Cada 4 u 8 años pululan en Washington muchos furibundos patriotas que buscan asociarse a los candidatos presidenciales. El “desinteresado” respaldo que les brindan se debe a que comparten sus plataformas ideológicas destinadas a revivir glorias pasadas del país, recuperar su papel de number one en el escenario mundial, defender el american way of life, la democracia, la libertad, la sacrosanta seguridad nacional o los family values frente a temibles enemigos reales o ficticios, presentes o futuros, terrenales o celestiales. Principalmente los republicanos han recurrido a la exaltación nacionalista y nativista para ganar adeptos entre una población educada en un excesivo chauvinismo basado en el dogma: “my country rigth or wrong”.
Ese desbordado patriotismo, sin embargo, suele encubrir objetivos menos idealistas y loables: ambición, codicia, dinero, negocios, incrustarse en el gobierno, poder, etcétera. Lo peor es que, para alcanzarlos, se está dispuesto a cualquier trasgresión, contubernio, cohecho, ilegalidad, arreglo o precio. Por ejemplo, varios fanáticos de la derechista revolución conservadora de Ronald Reagan (McFarlane, Poindexter, North, Abrahams, etcétera) acabaron cesados, multados o encarcelados por crear un gobierno paralelo en la Casa Blanca, violar la Constitución, desobedecer al Congreso, forjar turbios acuerdos con enemigos del país, e incluso por traficar armas y drogas. Todo ello desembocó en el inverosímil escándalo “Irán-Contras” que estuvo a punto de llevar a Reagan al impeachment.

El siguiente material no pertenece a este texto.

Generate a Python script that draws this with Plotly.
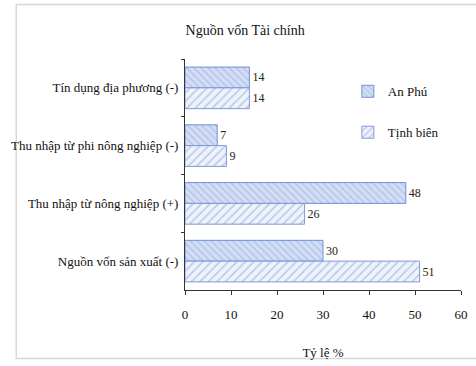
import plotly.graph_objects as go

categories = ["Tín dụng địa phương (-)", "Thu nhập từ phi nông nghiệp (-)",
              "Thu nhập từ nông nghiệp (+)", "Nguồn vốn sản xuất (-)"]
an_phu = [14, 7, 48, 30]
tinh_bien = [14, 9, 26, 51]
x_ticks = [0, 10, 20, 30, 40, 50, 60]

FONT = "Liberation Serif"

fig = go.Figure()
fig.add_trace(go.Bar(
    name="An Phú", y=categories, x=an_phu, orientation="h", legendgroup="a",
    text=an_phu, textposition="outside", cliponaxis=False,
    textfont=dict(family=FONT, size=12, color="#222"),
    marker=dict(color="#d3ddf4", line=dict(color="#6f8fd6", width=1),
                pattern=dict(shape="\\", fgcolor="#8aa3de", bgcolor="#d3ddf4",
                             size=5, solidity=0.25)),
))
fig.add_trace(go.Bar(
    name="Tịnh biên", y=categories, x=tinh_bien, orientation="h", legendgroup="b",
    text=tinh_bien, textposition="outside", cliponaxis=False,
    textfont=dict(family=FONT, size=12, color="#222"),
    marker=dict(color="#eef2fb", line=dict(color="#7f9ad8", width=1),
                pattern=dict(shape="/", fgcolor="#7f9ad8", bgcolor="#eef2fb",
                             size=6, solidity=0.25)),
))

fig.update_layout(
    width=476, height=366,
    margin=dict(l=185, r=8, t=59, b=74),
    paper_bgcolor="white", plot_bgcolor="white",
    barmode="group", bargap=0.28, bargroupgap=0,
    font=dict(family=FONT, size=13, color="#111"),
    title=dict(text="Nguồn vốn Tài chính", x=0.515, xanchor="center",
               y=1 - 30 / 366, yanchor="middle",
               font=dict(family=FONT, size=14, color="#111")),
    showlegend=True,
    legend=dict(x=0.59, y=0.925, xanchor="left", yanchor="top",
                traceorder="grouped", bgcolor="rgba(0,0,0,0)",
                font=dict(family=FONT, size=13), itemwidth=30,
                tracegroupgap=21),
    xaxis=dict(range=[0, 60], tickvals=x_ticks, showgrid=False,
               showline=True, linecolor="#333", linewidth=1,
               ticks="outside", ticklen=4, tickcolor="#333",
               ticklabelstandoff=8, zeroline=False,
               tickfont=dict(family=FONT, size=13),
               title=dict(text="Tỷ lệ %", standoff=27,
                          font=dict(family=FONT, size=13))),
    yaxis=dict(autorange="reversed", showgrid=False,
               showline=True, linecolor="#333", linewidth=1,
               ticks="outside", tickson="boundaries", ticklen=3,
               tickcolor="#333", ticklabelstandoff=3,
               tickfont=dict(family=FONT, size=13)),
    shapes=[dict(type="rect", xref="paper", yref="paper",
                 x0=-173 / 283, x1=1.1, y0=-(361 - 292) / 233, y1=1 + (59 - 4) / 233,
                 line=dict(color="#d8d8d8", width=1.5), layer="below")],
)

fig.write_html("out.html")
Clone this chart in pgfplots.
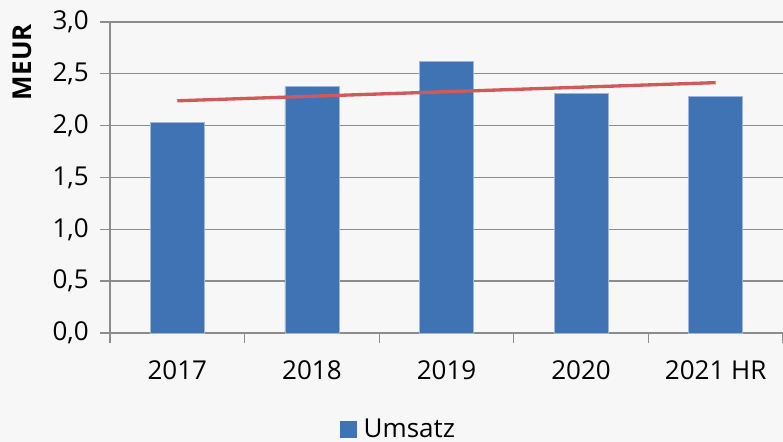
\documentclass[border=0pt]{standalone}
\usepackage{pgfplots}
\pgfplotsset{compat=1.18}
\usepackage{fontspec}
\setmainfont{Open Sans}
\definecolor{bg}{HTML}{F7F7F7}
\definecolor{barblue}{HTML}{3F73B4}
\definecolor{baredge}{HTML}{9DB6DA}
\definecolor{trendred}{HTML}{D05A5A}
\definecolor{gridgray}{HTML}{8C8C8C}
\begin{document}
\begin{tikzpicture}
\fill[bg] (0,0) rectangle (587.25pt,331.5pt);
\useasboundingbox (0,0) rectangle (587.25pt,331.5pt);
\begin{axis}[
  at={(82.5pt,81.75pt)}, anchor=south west,
  scale only axis, width=504.75pt, height=233.25pt,
  xmin=-0.5, xmax=4.5, ymin=0, ymax=3,
  axis line style={draw=gridgray, line width=1pt},
  axis x line*=bottom, axis y line*=left,
  ytick={0,0.5,...,3},
  ymajorgrids, grid style={gridgray, line width=1pt},
  yticklabel={\pgfmathprintnumber[fixed,fixed zerofill,precision=1,use comma]{\tick}},
  /pgf/number format/assume math mode=true,
  xtick={0,1,2,3,4},
  xticklabels={2017,2018,2019,2020,2021 HR},
  minor xtick={-0.5,0.5,1.5,2.5,3.5,4.5},
  major x tick style={draw=none},
  minor x tick style={gridgray, line width=1pt},
  major y tick style={gridgray, line width=1pt},
  tick align=outside,
  major tick length=7.5pt, minor tick length=7.5pt,
  tick label style={font=\fontsize{19.5pt}{22pt}\selectfont, text=black},
  xticklabel style={yshift=-9.5pt},
  yticklabel style={xshift=-5pt},
  ylabel={\textbf{MEUR}},
  ylabel style={font=\fontsize{19.5pt}{22pt}\selectfont, at={(rel axis cs:-0.1308,0.871)}, anchor=center},
  legend style={at={(0.4325,-0.311)}, anchor=center, draw=none, fill=none,
    font=\fontsize{19.5pt}{22pt}\selectfont, inner sep=0pt, nodes={inner xsep=5pt}},
  legend image code/.code={\fill[barblue] (0pt,-6pt) rectangle (12pt,6pt);},
  clip=false,
]
\addplot[ybar, bar width=40.5pt, fill=barblue, draw=baredge, line width=0.4pt]
  coordinates {(0,2.035) (1,2.38) (2,2.62) (3,2.31) (4,2.285)};
\addlegendentry{Umsatz}
\addplot[trendred, line width=2.5pt, forget plot]
  coordinates {(0,2.24) (4,2.415)};
\end{axis}
\end{tikzpicture}
\end{document}
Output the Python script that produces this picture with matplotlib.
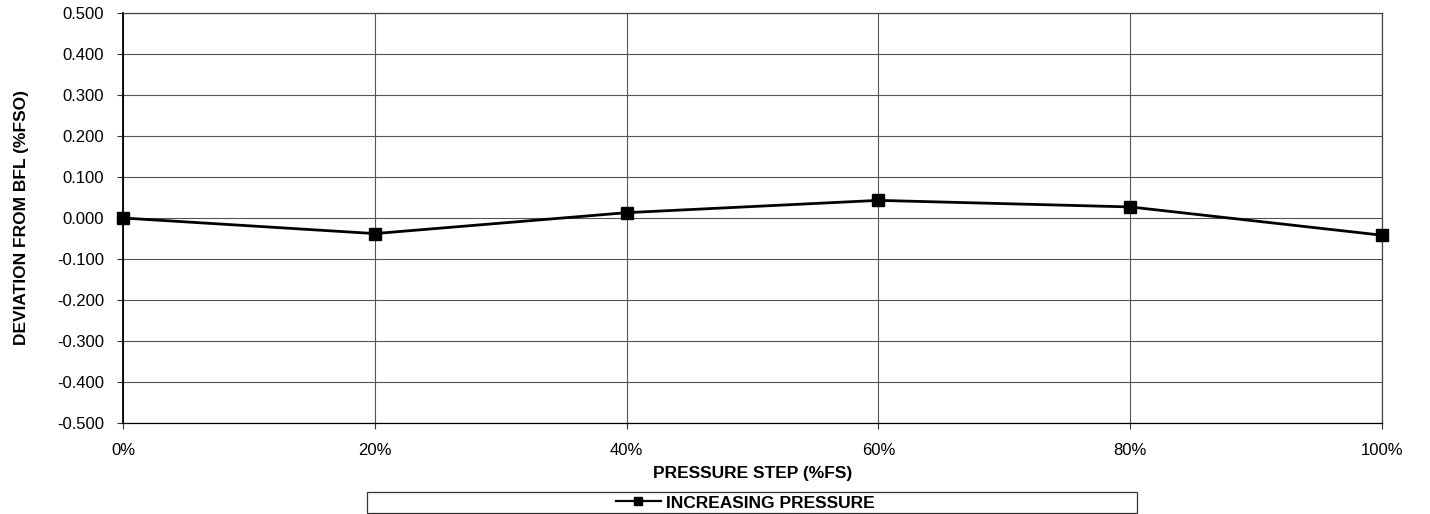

La tragicomedia se repite: comienza a revelarse que, detrás de la populista nueva revolución conservadora de Trump del “America First”, subyacen graves conflictos de interés, compra-venta de favores, sobornos, dinero sucio, espionaje, traición. En efecto, el primer jefe de campaña de Trump, Paul Manafort —renunció el año pasado por ocultar que recibió millones de dólares del gobierno pro-ruso de Ucrania— fue arrestado junto con su brazo derecho, Rick Gates, bajo 12 cargos, que van desde falsedad de testimonio y documental, cabildeo ilegal, lavado de dinero, evasión fiscal, hasta “conspiración contra Estados Unidos”. Otro ex integrante del equipo de campaña, George Papadopoulos, fue detenido en julio pasado, confesó mentirle al FBI sobre sus nexos con los rusos, y se encuentra colaborando con el fiscal especial, Robert Mueller. Como evidentemente alguien no es patriota cuando, para ganar unas elecciones, se colude con un país rival y enemigo, permitiéndole intervenir en la política interna de su nación, lo que en realidad caracteriza al equipo de Trump es un fake patriotism que encubre ganancias ilegítimas, turbios negocios y hasta traición a la patria.
Como señalamos en nuestros artículos de mayo y julio pasados, el insólito esquema que combina corrupción, demagogia política y falso patriotismo es muy extenso, pues incluye a otros funcionarios, a la familia de Trump, y al propio presidente. La Fiscalía encargada del Rusiagate no tardará en fincar responsabilidades al ex asesor de seguridad nacional, general Michael Flynn, quien renunció por no revelar que recibió dinero de empresas rusas y tuvo encuentros con el embajador de Rusia. Lo mismo ocurrirá al yerno consentido de Trump, Jared Kushner, quien es el que más contactos ha tenido con los rusos; a Donald Trump junior que sostuvo encuentros con rusos para obtener información nociva sobre Hillary Clinton, y al propio presidente que, desde hace más de 30 años, mantiene oscuras relaciones de negocios con la oligarquía y la mafia de Rusia. Comenzó pues un espectacular tsunami político que, afortunadamente, precipitará la caída de Trump y de los que comparten su falso patriotismo.